• _WHAT THE EXERCISE ASKS_
From the entries below, count every line that contains the word "this". Please give the number and nothing else.

• _STORED DATA_
______
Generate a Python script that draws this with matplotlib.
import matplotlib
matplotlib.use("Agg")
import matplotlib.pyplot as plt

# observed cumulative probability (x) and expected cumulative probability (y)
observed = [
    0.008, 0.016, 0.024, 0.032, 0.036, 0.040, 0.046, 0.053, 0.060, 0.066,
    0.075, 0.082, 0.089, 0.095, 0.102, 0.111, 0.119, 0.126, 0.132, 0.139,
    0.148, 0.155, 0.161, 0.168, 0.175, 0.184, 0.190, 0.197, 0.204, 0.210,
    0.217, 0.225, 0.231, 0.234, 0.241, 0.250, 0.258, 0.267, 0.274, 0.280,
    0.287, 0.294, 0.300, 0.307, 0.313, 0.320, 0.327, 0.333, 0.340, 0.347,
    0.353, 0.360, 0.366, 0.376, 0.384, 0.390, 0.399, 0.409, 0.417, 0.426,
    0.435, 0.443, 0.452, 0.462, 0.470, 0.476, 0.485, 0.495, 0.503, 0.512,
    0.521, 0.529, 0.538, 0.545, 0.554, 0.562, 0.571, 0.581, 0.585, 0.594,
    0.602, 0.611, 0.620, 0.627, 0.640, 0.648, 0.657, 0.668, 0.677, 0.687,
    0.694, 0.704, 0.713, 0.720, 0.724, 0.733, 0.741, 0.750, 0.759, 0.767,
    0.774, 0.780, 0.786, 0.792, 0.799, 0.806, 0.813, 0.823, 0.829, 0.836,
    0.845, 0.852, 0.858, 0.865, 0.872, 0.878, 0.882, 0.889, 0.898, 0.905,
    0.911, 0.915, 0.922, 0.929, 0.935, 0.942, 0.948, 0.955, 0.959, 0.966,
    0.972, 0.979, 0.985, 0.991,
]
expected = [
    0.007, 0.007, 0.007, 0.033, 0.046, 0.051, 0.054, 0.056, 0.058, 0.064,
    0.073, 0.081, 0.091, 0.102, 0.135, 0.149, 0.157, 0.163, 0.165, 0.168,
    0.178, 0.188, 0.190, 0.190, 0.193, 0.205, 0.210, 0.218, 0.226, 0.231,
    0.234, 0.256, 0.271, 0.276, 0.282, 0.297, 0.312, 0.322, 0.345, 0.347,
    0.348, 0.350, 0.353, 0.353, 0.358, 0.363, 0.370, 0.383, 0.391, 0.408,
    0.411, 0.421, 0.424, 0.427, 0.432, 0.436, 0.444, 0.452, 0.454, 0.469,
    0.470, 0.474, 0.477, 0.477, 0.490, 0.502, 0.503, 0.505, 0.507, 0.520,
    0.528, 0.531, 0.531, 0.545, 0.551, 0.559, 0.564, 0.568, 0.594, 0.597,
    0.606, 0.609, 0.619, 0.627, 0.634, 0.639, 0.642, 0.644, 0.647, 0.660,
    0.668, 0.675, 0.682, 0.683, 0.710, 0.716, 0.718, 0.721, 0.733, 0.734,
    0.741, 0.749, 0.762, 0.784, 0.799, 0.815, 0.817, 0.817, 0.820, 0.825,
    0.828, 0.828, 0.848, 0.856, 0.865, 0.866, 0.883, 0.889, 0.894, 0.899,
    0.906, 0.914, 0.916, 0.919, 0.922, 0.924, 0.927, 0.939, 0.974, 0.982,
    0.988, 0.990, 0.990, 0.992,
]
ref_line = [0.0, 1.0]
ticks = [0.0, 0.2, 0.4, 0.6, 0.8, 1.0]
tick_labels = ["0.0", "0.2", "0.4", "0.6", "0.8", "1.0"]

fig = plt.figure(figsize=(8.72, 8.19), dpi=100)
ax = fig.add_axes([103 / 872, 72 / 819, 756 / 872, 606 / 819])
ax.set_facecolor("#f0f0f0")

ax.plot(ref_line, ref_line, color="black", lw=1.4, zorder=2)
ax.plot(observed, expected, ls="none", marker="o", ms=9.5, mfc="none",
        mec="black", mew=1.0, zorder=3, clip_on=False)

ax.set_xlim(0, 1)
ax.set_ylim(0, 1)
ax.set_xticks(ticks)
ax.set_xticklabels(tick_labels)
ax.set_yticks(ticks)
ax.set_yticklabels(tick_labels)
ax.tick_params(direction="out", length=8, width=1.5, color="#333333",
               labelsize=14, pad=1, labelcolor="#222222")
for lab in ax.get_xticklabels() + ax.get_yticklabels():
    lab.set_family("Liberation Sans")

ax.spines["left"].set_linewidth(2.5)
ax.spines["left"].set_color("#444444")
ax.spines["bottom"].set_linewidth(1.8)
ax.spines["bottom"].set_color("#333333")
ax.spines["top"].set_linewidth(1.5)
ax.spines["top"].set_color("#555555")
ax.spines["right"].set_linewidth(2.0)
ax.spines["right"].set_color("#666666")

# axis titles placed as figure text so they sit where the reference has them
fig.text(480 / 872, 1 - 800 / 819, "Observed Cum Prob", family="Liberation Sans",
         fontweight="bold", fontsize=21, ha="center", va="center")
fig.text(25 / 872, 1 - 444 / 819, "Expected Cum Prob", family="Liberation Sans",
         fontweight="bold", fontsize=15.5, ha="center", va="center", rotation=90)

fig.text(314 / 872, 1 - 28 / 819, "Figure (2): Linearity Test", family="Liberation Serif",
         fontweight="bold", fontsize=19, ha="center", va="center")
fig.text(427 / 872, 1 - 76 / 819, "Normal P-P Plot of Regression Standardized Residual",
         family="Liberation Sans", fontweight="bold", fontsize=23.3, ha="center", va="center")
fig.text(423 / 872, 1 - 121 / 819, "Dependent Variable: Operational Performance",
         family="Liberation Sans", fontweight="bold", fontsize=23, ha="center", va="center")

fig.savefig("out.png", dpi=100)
______
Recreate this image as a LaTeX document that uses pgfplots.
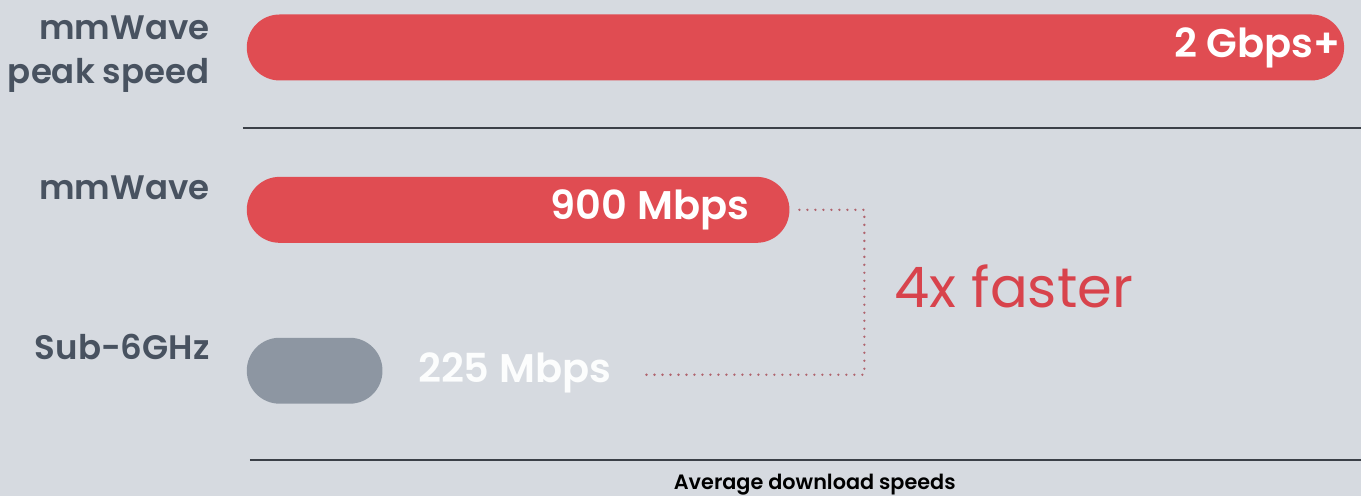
______
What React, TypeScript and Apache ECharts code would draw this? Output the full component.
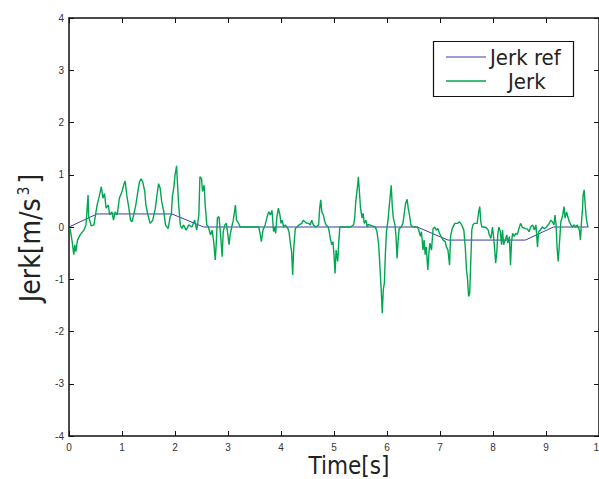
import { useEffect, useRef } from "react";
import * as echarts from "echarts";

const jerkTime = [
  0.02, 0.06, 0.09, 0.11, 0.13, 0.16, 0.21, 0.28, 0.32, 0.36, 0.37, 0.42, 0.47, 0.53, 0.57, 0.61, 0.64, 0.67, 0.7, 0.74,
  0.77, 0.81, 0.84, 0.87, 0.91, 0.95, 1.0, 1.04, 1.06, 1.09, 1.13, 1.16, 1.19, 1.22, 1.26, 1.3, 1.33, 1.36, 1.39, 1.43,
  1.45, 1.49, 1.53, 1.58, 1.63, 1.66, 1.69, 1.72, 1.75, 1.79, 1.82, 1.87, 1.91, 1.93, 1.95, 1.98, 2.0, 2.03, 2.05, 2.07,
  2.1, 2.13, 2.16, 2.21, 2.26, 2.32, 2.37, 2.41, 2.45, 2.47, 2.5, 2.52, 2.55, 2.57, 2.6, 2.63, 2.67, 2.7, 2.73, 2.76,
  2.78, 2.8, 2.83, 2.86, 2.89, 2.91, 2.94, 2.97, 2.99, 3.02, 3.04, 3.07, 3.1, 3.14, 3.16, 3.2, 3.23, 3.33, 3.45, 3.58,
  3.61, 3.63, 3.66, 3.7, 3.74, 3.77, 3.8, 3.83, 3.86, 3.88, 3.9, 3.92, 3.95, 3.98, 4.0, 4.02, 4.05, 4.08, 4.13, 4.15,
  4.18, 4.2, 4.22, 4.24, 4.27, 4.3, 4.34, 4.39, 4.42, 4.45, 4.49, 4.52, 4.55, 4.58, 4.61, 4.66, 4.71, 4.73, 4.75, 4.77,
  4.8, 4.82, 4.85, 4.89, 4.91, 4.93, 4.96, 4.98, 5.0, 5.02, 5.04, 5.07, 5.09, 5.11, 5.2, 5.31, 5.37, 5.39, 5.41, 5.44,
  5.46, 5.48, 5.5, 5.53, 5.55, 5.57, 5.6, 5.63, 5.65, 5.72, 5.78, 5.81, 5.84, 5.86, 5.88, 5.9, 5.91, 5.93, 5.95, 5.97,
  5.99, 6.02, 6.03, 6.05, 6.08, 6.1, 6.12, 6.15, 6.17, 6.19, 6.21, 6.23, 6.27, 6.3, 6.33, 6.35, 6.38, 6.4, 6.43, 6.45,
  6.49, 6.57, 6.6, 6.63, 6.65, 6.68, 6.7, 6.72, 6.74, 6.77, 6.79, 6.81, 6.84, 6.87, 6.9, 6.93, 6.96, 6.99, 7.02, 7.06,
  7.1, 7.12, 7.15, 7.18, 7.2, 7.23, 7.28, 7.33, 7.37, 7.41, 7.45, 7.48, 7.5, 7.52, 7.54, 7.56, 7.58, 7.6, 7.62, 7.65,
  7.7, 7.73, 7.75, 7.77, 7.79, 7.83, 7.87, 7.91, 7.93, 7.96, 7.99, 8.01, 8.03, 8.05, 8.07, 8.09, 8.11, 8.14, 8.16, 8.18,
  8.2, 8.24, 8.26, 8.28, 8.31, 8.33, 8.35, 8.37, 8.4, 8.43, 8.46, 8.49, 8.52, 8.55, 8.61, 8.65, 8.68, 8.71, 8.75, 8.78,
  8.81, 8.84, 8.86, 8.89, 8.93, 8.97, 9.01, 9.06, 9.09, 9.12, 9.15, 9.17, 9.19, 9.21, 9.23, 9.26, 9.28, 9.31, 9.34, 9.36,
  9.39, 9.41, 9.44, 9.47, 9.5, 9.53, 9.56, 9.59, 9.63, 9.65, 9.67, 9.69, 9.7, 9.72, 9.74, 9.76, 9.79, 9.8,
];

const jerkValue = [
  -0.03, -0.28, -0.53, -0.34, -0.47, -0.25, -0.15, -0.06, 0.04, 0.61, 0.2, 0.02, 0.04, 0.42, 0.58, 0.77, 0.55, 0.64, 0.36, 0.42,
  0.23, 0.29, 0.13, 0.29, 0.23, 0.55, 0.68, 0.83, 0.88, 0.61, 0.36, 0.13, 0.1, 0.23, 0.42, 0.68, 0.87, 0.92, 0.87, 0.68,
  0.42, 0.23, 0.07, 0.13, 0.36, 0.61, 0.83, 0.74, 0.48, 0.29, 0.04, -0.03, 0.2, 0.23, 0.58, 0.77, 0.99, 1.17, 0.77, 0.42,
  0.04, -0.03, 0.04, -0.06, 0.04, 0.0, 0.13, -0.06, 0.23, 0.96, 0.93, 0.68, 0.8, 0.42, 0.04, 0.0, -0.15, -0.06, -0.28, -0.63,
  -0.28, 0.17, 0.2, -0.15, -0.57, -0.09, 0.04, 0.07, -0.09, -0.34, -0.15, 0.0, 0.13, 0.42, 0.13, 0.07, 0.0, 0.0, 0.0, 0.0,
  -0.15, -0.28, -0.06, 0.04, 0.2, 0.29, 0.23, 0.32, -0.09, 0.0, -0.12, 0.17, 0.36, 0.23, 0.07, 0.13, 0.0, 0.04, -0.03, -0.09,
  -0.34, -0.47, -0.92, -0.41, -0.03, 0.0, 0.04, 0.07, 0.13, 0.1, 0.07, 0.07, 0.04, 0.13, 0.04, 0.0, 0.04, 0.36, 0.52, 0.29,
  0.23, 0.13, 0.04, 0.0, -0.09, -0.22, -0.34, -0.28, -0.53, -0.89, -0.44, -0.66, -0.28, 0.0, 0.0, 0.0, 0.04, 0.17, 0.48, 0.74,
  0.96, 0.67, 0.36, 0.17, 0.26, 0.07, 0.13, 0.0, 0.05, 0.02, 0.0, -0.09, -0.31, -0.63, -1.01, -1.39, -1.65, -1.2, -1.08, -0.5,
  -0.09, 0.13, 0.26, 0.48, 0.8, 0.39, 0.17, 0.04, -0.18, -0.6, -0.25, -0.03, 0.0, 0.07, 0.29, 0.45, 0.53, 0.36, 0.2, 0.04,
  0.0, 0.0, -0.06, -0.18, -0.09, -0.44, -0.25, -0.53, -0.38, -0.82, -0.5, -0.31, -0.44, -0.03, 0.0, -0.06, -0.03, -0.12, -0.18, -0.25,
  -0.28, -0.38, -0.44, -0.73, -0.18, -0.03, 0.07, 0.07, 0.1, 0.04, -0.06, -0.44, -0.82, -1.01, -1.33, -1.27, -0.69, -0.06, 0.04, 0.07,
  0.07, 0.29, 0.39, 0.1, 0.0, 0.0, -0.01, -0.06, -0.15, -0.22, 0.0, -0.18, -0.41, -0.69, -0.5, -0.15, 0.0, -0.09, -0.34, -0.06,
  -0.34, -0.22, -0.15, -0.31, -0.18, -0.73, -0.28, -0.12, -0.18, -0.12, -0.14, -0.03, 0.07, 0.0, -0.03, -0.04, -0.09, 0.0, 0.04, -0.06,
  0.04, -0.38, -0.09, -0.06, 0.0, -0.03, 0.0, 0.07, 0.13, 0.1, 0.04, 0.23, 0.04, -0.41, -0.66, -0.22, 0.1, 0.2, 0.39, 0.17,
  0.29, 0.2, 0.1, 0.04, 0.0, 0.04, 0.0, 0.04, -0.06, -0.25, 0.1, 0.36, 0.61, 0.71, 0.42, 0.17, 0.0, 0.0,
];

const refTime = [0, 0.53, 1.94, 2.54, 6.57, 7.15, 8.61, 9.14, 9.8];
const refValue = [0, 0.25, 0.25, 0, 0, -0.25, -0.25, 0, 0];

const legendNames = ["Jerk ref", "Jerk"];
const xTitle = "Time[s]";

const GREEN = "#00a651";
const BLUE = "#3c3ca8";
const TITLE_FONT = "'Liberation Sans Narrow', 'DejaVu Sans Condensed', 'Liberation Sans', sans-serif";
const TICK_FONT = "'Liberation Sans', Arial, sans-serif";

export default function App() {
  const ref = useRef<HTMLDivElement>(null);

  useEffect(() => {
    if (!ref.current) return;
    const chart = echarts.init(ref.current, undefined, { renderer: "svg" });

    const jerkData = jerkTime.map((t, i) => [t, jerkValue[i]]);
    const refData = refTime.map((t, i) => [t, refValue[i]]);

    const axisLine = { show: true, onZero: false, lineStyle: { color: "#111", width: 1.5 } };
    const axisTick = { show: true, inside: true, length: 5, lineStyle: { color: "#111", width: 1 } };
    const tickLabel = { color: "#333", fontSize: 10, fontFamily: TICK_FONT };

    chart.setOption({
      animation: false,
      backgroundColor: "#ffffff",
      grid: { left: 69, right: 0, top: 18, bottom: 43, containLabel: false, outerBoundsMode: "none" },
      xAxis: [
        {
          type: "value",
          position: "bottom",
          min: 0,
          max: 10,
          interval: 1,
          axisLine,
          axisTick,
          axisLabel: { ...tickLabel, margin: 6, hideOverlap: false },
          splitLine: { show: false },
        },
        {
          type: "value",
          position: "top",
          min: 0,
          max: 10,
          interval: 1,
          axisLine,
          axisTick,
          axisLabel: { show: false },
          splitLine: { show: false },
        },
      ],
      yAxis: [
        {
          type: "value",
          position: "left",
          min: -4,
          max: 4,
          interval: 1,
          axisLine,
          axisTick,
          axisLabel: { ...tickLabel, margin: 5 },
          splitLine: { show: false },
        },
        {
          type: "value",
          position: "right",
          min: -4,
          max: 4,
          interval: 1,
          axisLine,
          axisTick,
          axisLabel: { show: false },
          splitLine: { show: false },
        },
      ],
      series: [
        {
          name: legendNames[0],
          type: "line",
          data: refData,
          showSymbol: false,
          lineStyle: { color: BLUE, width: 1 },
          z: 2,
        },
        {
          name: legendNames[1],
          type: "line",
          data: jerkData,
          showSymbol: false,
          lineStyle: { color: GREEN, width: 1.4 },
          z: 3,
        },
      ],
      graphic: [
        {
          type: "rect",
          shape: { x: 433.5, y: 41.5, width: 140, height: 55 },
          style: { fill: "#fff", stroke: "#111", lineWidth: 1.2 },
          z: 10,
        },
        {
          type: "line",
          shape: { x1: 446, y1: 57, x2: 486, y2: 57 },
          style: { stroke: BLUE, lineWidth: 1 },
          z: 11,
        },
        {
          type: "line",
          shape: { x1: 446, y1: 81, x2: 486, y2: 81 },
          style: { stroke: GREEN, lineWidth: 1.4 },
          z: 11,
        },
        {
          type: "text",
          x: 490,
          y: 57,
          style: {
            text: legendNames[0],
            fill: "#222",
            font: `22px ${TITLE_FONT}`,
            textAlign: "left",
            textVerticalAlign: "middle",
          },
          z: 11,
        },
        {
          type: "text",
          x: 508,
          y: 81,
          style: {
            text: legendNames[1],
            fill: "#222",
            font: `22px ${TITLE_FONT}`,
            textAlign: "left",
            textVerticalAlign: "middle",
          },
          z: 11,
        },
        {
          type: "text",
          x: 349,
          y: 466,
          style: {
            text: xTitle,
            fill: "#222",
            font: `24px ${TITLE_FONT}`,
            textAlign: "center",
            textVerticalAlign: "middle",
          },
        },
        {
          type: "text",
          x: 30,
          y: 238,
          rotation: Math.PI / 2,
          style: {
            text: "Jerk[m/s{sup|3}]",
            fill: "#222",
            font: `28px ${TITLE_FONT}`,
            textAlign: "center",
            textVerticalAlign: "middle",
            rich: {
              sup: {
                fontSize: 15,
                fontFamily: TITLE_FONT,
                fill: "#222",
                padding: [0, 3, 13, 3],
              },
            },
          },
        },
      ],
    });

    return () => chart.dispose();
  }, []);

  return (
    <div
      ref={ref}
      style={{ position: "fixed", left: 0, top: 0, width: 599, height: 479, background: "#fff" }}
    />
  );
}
______
• _ANSWER IN FULL_
3